The Fast Track program facilitates the development and accelerates the review of new drugs for serious conditions, which have the potential to address unmet medical needs. A product that receives Fast Track designation is eligible for more frequent interactions with FDA, potential eligibility for accelerated approval, priority review, and rolling Biologics License Application (BLA) review.
An international phase 2/3 trial, AAVance, is currently underway. The open-label, single-arm, multicenter study of LYSSAF302 for the treatment of MPS IIIA is designed to include 20 patients with the severe classical form of MPS IIIA. Currently, a total of 17 patients have been treated out of the total of 20. The primary objective is to assess the drug efficacy in improving the neurodevelopmental status of patients after 24 months, compared to the expected evolution based on natural history data. Safety, tolerability, effect on behavior, sleep and quality of life will also be collected as secondary endpoints
LYS-SAF302 has previously received Orphan Drug Designations for the treatment of MPS IIIA in the European Union in 2014 and in the US in 2015, as well as Rare Pediatric Disease Designation in the US.

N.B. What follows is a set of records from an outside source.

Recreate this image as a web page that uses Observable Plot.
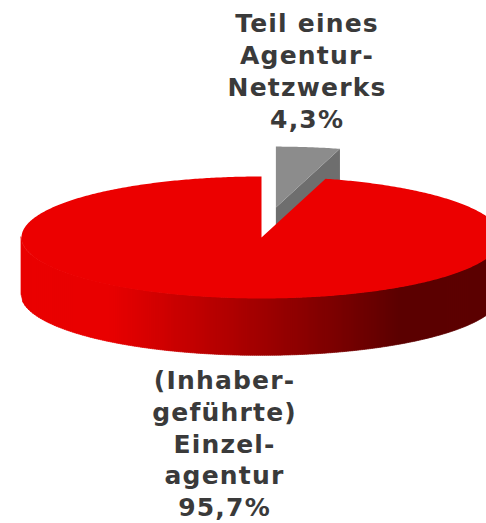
<!DOCTYPE html>
<html><head><meta charset="utf-8">
<script src="https://cdn.jsdelivr.net/npm/d3@7"></script>
<script src="https://cdn.jsdelivr.net/npm/@observablehq/plot@0.6"></script>
<style>
html,body{margin:0;padding:0;background:#fff}
svg text{letter-spacing:1.2px}
</style></head><body>
<script>
const categories = ["Teil eines\nAgentur-\nNetzwerks", "(Inhaber-\ngeführte)\nEinzel-\nagentur"];
const shares = [4.3, 95.7];
const shareLabels = ["4,3%", "95,7%"];

const depth = 0.94, offset = {x: 0.06, y: 0.49};
const toAngle = v => v / 100 * 2 * Math.PI;
const wedge = (a0, a1, dx = 0, dy = 0) => {
  const n = Math.max(2, Math.ceil((a1 - a0) / 0.01));
  const pts = [{x: dx, y: dy}];
  for (let i = 0; i <= n; i++) {
    const a = a0 + (a1 - a0) * i / n;
    pts.push({x: dx + Math.sin(a), y: dy + Math.cos(a)});
  }
  return pts;
};
const aGray = toAngle(shares[0]);
const grayTop = wedge(0, aGray, offset.x, offset.y);
const redTop = wedge(aGray, aGray + toAngle(shares[1]));
const tip = {x: offset.x + Math.sin(aGray), y: offset.y + Math.cos(aGray)};
const grayWall = [
  {x: offset.x, y: offset.y}, tip,
  {x: tip.x, y: tip.y - depth}, {x: offset.x, y: offset.y - depth}
];
const shade = d3.scaleLinear()
  .domain([-1, -0.64, -0.3, 0.12, 0.58, 1])
  .range(["#ea0000", "#ea0000", "#c40000", "#920000", "#5c0000", "#5c0000"]);
const bands = [];
const step = 1 / 120;
for (let i = 0; i < 240; i++) {
  const u0 = -1 + i * step, u1 = Math.min(1, u0 + step), mid = (u0 + u1) / 2;
  for (const u of [u0, u1]) {
    const top = -Math.sqrt(Math.max(0, 1 - u * u));
    bands.push({band: i, x: u, y1: top, y2: top - depth, c: d3.color(shade(mid)).formatHex()});
  }
}
const label = (text, x, y) => Plot.text([text], {
  x: () => x, y: () => y, text: d => d,
  fontFamily: "DejaVu Sans", fontWeight: "bold", fontSize: 25,
  lineHeight: 1.27, lineAnchor: "middle", fill: "#3a3a3a"
});

const chart = Plot.plot({
  width: 486, height: 523,
  margin: 0, marginTop: 0, marginRight: 0, marginBottom: 0, marginLeft: 0,
  x: {domain: [-1, 1], range: [21, 501], axis: null},
  y: {domain: [-1, 1], range: [298, 176], axis: null},
  marks: [
    Plot.line(grayWall, {x: "x", y: "y", fill: "#6e6e6e", stroke: "none"}),
    Plot.line(grayTop, {x: "x", y: "y", fill: "#8c8c8c", stroke: "none"}),
    Plot.areaY(bands, {x: "x", y1: "y1", y2: "y2", z: "band", fill: "c", stroke: "c", strokeWidth: 0.6}),
    Plot.line(redTop, {x: "x", y: "y", fill: "#ec0000", stroke: "none"}),
    label(categories[0] + "\n" + shareLabels[0], 0.19, 2.75),
    label(categories[1] + "\n" + shareLabels[1], -0.154, -3.36)
  ]
});
document.body.appendChild(chart);
</script>
</body></html>
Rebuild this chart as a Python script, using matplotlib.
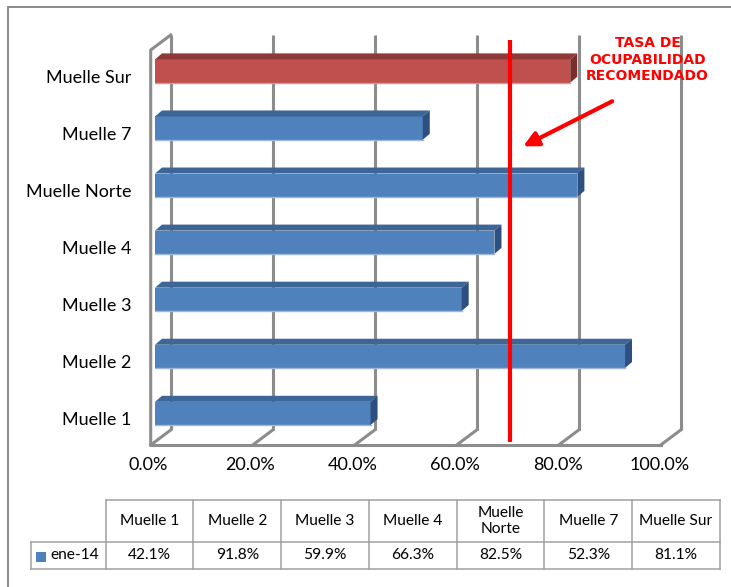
import matplotlib
matplotlib.use("Agg")
import matplotlib.pyplot as plt
from matplotlib.patches import Polygon, Rectangle
from matplotlib.transforms import ScaledTranslation

# data
categories = ["Muelle 1", "Muelle 2", "Muelle 3", "Muelle 4", "Muelle Norte", "Muelle 7", "Muelle Sur"]
table_headers = ["Muelle 1", "Muelle 2", "Muelle 3", "Muelle 4", "Muelle\nNorte", "Muelle 7", "Muelle Sur"]
values = [0.421, 0.918, 0.599, 0.663, 0.825, 0.523, 0.811]
series_name = "ene-14"
highlight = "Muelle Sur"
x_ticks = [0.0, 0.2, 0.4, 0.6, 0.8, 1.0]
recommended = 0.693
note_text = "TASA DE\nOCUPABILIDAD\nRECOMENDADO"

# layout (pixels of a 731x587 canvas)
W, H = 731, 587
PX_X = 512.0     # pixels per 100%
PX_Y = 57.07     # pixels per category
BLUE = ("#4F81BD", "#3D6596", "#2E5080", "#9DB8DB")
RED = ("#C0504D", "#8E3A38", "#7B2F2D", "#D99594")
GRID = "#8C8C8C"

plt.rcParams["font.family"] = ["Lato", "DejaVu Sans"]


def fig_rect(x0, y0, x1, y1):
    return [x0 / W, 1 - y1 / H, (x1 - x0) / W, (y1 - y0) / H]


def dx(px):
    return px / PX_X


def dy(px):
    return px / PX_Y


fig = plt.figure(figsize=(W / 100, H / 100), dpi=100)
fig.patches.append(Rectangle((8 / W, -0.1), 1.2, 1.1 - 7 / H, transform=fig.transFigure,
                             fill=False, edgecolor="#8A8A8A", linewidth=1.4))

ax = fig.add_axes(fig_rect(155, 42.5, 667, 442.0))
ax.set_xlim(0, 1)
ax.set_ylim(-0.5, 6.5)
for s in ax.spines.values():
    s.set_visible(False)

# 3D walls and gridlines
y_floor = -0.5 - dy(3)
y_top = 6.5 + dy(7.5)
depth_x, depth_y = dx(20), dy(15)


def gx(v):
    return v * 510 / 512 - dx(4.3)


for v in x_ticks:
    ax.plot([gx(v) + depth_x] * 2, [y_floor + depth_y, y_top], color=GRID, lw=2.2,
            zorder=1, clip_on=False, solid_capstyle="butt")
    ax.plot([gx(v), gx(v) + depth_x], [y_floor, y_floor + depth_y], color=GRID, lw=2.2,
            zorder=1, clip_on=False)
ax.plot([gx(0), gx(1)], [y_floor, y_floor], color=GRID, lw=2.2, zorder=1, clip_on=False)
ax.plot([gx(0), gx(0), gx(0) + depth_x], [y_floor, y_top - depth_y, y_top],
        color=GRID, lw=2.2, zorder=1, clip_on=False)

# bars
h = dy(23.3)
bdx, bdy = dx(7), dy(6)
for i, (cat, v) in enumerate(zip(categories, values)):
    front, top, side, light = RED if cat == highlight else BLUE
    ax.barh(i, v, height=h, color=front, zorder=3)
    ax.add_patch(Polygon([(0, i + h / 2), (v, i + h / 2), (v + bdx, i + h / 2 + bdy),
                          (bdx, i + h / 2 + bdy)], closed=True, color=top, zorder=3, lw=0))
    ax.add_patch(Polygon([(v, i - h / 2), (v, i + h / 2), (v + bdx, i + h / 2 + bdy),
                          (v + bdx, i - h / 2 + bdy)], closed=True, color=side, zorder=3, lw=0))
    ax.plot([0, v], [i - h / 2] * 2, color=light, lw=1, zorder=3)

# recommended line, arrow and note
ax.plot([recommended] * 2, [-0.5 - dy(0), 6.5 + dy(2.5)], color="#FF0000", lw=3,
        zorder=6, clip_on=False, solid_capstyle="butt")
ax.annotate("", xy=(0.719, 4.68), xytext=(0.893, 5.47),
            arrowprops=dict(arrowstyle="-|>", color="#FF0000", lw=3, mutation_scale=22,
                            shrinkA=0, shrinkB=0), annotation_clip=False, zorder=6)
ax.text(0.962, 6.2, note_text, color="#FF0000", fontsize=10, fontweight="bold",
        family="DejaVu Sans", ha="center", va="center", linespacing=1.2, zorder=6)

ax.set_yticks(range(len(categories)), categories)
ax.tick_params(axis="y", length=0, pad=17, labelsize=13)
for lab in ax.get_yticklabels():
    lab.set_transform(lab.get_transform() + ScaledTranslation(0, -5 / 100, fig.dpi_scale_trans))
ax.set_xticks(x_ticks, [f"{v * 100:.1f}%" for v in x_ticks])
ax.tick_params(axis="x", length=0, pad=11, labelsize=13)
for lab in ax.get_xticklabels():
    lab.set_transform(lab.get_transform() + ScaledTranslation(-7 / 100, 0, fig.dpi_scale_trans))

# data table
axt = fig.add_axes(fig_rect(31, 500, 720, 569))
col_w = 87.77
lab_w = 74.6 / col_w
axt.set_xlim(-lab_w, len(categories))
axt.set_ylim(0, 69)
axt.axis("off")
row_split = 27.3
line_kw = dict(color="#A0A0A0", lw=1.1, clip_on=False)
axt.plot([0, len(categories)], [69, 69], **line_kw)
axt.plot([-lab_w, len(categories)], [row_split, row_split], **line_kw)
axt.plot([-lab_w, len(categories)], [0, 0], **line_kw)
axt.plot([-lab_w, -lab_w], [0, row_split], **line_kw)
for j in range(len(categories) + 1):
    axt.plot([j, j], [0, 69], **line_kw)
for j, (hd, v) in enumerate(zip(table_headers, values)):
    axt.text(j + 0.5, (69 + row_split) / 2, hd, ha="center", va="center", fontsize=11.2,
             linespacing=1.15)
    axt.text(j + 0.5, row_split / 2, f"{v * 100:.1f}%", ha="center", va="center", fontsize=11.2)
axt.add_patch(Rectangle((-lab_w + 5 / col_w, 7.3), 10 / col_w, 10, color=BLUE[0], lw=0))
axt.text(-lab_w + 19.7 / col_w, row_split / 2, series_name, ha="left", va="center", fontsize=11.2)

fig.savefig("out.png", dpi=100)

LYS-SAF302 is an AAV-mediated gene therapy, the goal of which is to replace the faulty SGSH gene with a healthy copy of the gene. LYS-SAF302 employs the AAVrh10 virus, chosen for its ability to target the central nervous system.
About MPS IIIA
MPS IIIA is a rare inherited neurodegenerative lysosomal storage disorder affecting approximately 1 in 100,000 newborns. Inherited in an autosomal recessive pattern, it is characterized by intractable behavioral problems and developmental regression resulting in early death. It is caused by mutations in the SGSH gene, which encodes an enzyme called Heparan-N-sulfamidase necessary for heparan sulfate (HS) recycling in cells. The disrupted lysosomal degradation and resulting storage of HS and glycolipids such as gangliosides leads to severe neurodegeneration. There are currently no treatment options for patients.